§ What you will do
From the first line of the entries below through the line bearing "width=0.8, color='k', pad=3)", write out each line exactly. Omit pictures.

[Charts and diagrams as code]
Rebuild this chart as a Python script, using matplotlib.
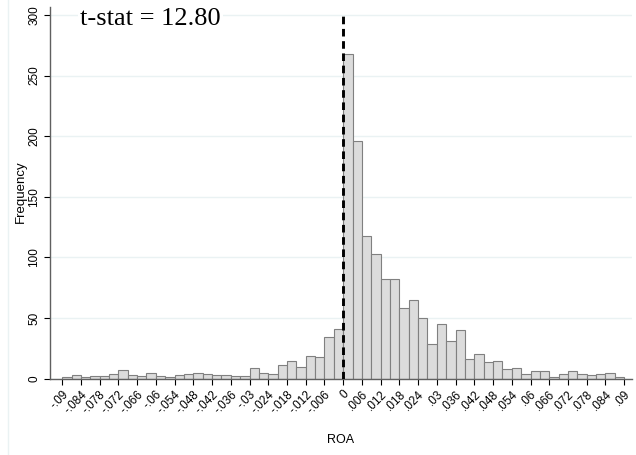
import numpy as np
import matplotlib
matplotlib.use('Agg')
import matplotlib.pyplot as plt

plt.rcParams['font.family'] = ['Liberation Sans', 'DejaVu Sans']

# histogram of ROA, bins of width .003 from -.09 to .09
BIN_START = -0.09
BIN_WIDTH = 0.003
counts = [
    1, 3, 1, 2, 2, 4, 7, 3, 2, 5,
    2, 1, 3, 4, 5, 4, 3, 3, 2, 2,
    9, 5, 4, 11, 15, 10, 19, 18, 34, 41,
    268, 196, 118, 103, 82, 82, 58, 65, 50, 29,
    45, 31, 40, 16, 20, 14, 15, 8, 9, 4,
    6, 6, 1, 4, 6, 4, 3, 4, 5, 1,
]
xticks = np.round(np.arange(-0.09, 0.0901, 0.006), 3)
yticks = [0, 50, 100, 150, 200, 250, 300]
tstat_text = 't-stat = 12.80'


def stata_fmt(v):
    if v == 0:
        return '0'
    s = ('%g' % v)
    return s.replace('0.', '.')


fig = plt.figure(figsize=(6.36, 4.55), dpi=100)
ax = fig.add_axes([0.0786, 0.1677, 0.9151, 0.8169])

lefts = BIN_START + BIN_WIDTH * np.arange(len(counts))
ax.bar(lefts, counts, width=BIN_WIDTH, align='edge',
       color='#dcdcdc', edgecolor='#808080', linewidth=0.8, zorder=2)

ax.axvline(0, ymin=0, ymax=300 / 306.5, color='k', lw=2.1,
           dashes=(2.6, 1.6), zorder=3)

ax.set_xlim(-0.0939, 0.0925)
ax.set_ylim(0, 306.5)

ax.set_yticks(yticks)
ax.set_yticklabels([str(v) for v in yticks], rotation=90, va='center',
                   fontsize=8.5)
ax.set_xticks(xticks)
ax.set_xticklabels([stata_fmt(v) for v in xticks], rotation=45,
                   ha='right', rotation_mode='anchor', fontsize=8.5)
ax.tick_params(axis='both', length=4, width=0.8, color='k', pad=3)

ax.grid(axis='y', color='#eaf2f3', lw=1.0, zorder=0)
ax.set_axisbelow(True)

for side in ['top', 'right']:
    ax.spines[side].set_visible(False)
for side in ['left', 'bottom']:
    ax.spines[side].set_color('#606060')
    ax.spines[side].set_linewidth(1.0)

ax.set_xlabel('ROA', fontsize=9, va='center')
ax.xaxis.set_label_coords(0.5, -0.1636)
ax.set_ylabel('Frequency', fontsize=9.5, va='center')
ax.yaxis.set_label_coords(-0.0507, 0.504)

ax.text(-0.0843, 297, tstat_text, family=['Liberation Serif', 'DejaVu Serif'],
        fontsize=19, ha='left', va='center', zorder=4,
        bbox=dict(facecolor='white', edgecolor='none', pad=1.5))

# faint graph region border on the left
fig.add_artist(plt.Line2D([8 / 636, 8 / 636], [0, 1],
                          transform=fig.transFigure, color='#eaf2f3', lw=1))

fig.savefig('out.png', dpi=100)
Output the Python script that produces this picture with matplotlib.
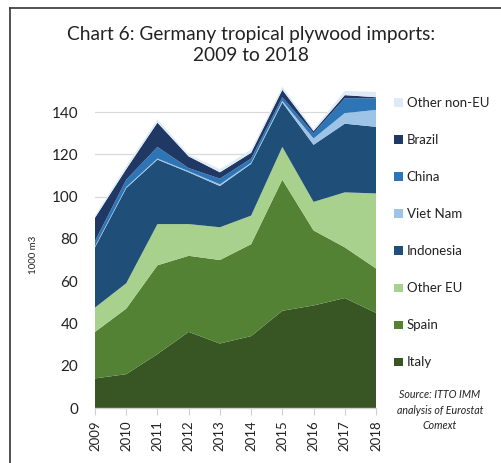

§ The reply
Rebuild this chart as a Python script, using matplotlib.
import numpy as np
import matplotlib
matplotlib.use('Agg')
import matplotlib.pyplot as plt

plt.rcParams['font.family'] = ['Liberation Sans', 'DejaVu Sans']

# histogram of ROA, bins of width .003 from -.09 to .09
BIN_START = -0.09
BIN_WIDTH = 0.003
counts = [
    1, 3, 1, 2, 2, 4, 7, 3, 2, 5,
    2, 1, 3, 4, 5, 4, 3, 3, 2, 2,
    9, 5, 4, 11, 15, 10, 19, 18, 34, 41,
    268, 196, 118, 103, 82, 82, 58, 65, 50, 29,
    45, 31, 40, 16, 20, 14, 15, 8, 9, 4,
    6, 6, 1, 4, 6, 4, 3, 4, 5, 1,
]
xticks = np.round(np.arange(-0.09, 0.0901, 0.006), 3)
yticks = [0, 50, 100, 150, 200, 250, 300]
tstat_text = 't-stat = 12.80'


def stata_fmt(v):
    if v == 0:
        return '0'
    s = ('%g' % v)
    return s.replace('0.', '.')


fig = plt.figure(figsize=(6.36, 4.55), dpi=100)
ax = fig.add_axes([0.0786, 0.1677, 0.9151, 0.8169])

lefts = BIN_START + BIN_WIDTH * np.arange(len(counts))
ax.bar(lefts, counts, width=BIN_WIDTH, align='edge',
       color='#dcdcdc', edgecolor='#808080', linewidth=0.8, zorder=2)

ax.axvline(0, ymin=0, ymax=300 / 306.5, color='k', lw=2.1,
           dashes=(2.6, 1.6), zorder=3)

ax.set_xlim(-0.0939, 0.0925)
ax.set_ylim(0, 306.5)

ax.set_yticks(yticks)
ax.set_yticklabels([str(v) for v in yticks], rotation=90, va='center',
                   fontsize=8.5)
ax.set_xticks(xticks)
ax.set_xticklabels([stata_fmt(v) for v in xticks], rotation=45,
                   ha='right', rotation_mode='anchor', fontsize=8.5)
ax.tick_params(axis='both', length=4, width=0.8, color='k', pad=3)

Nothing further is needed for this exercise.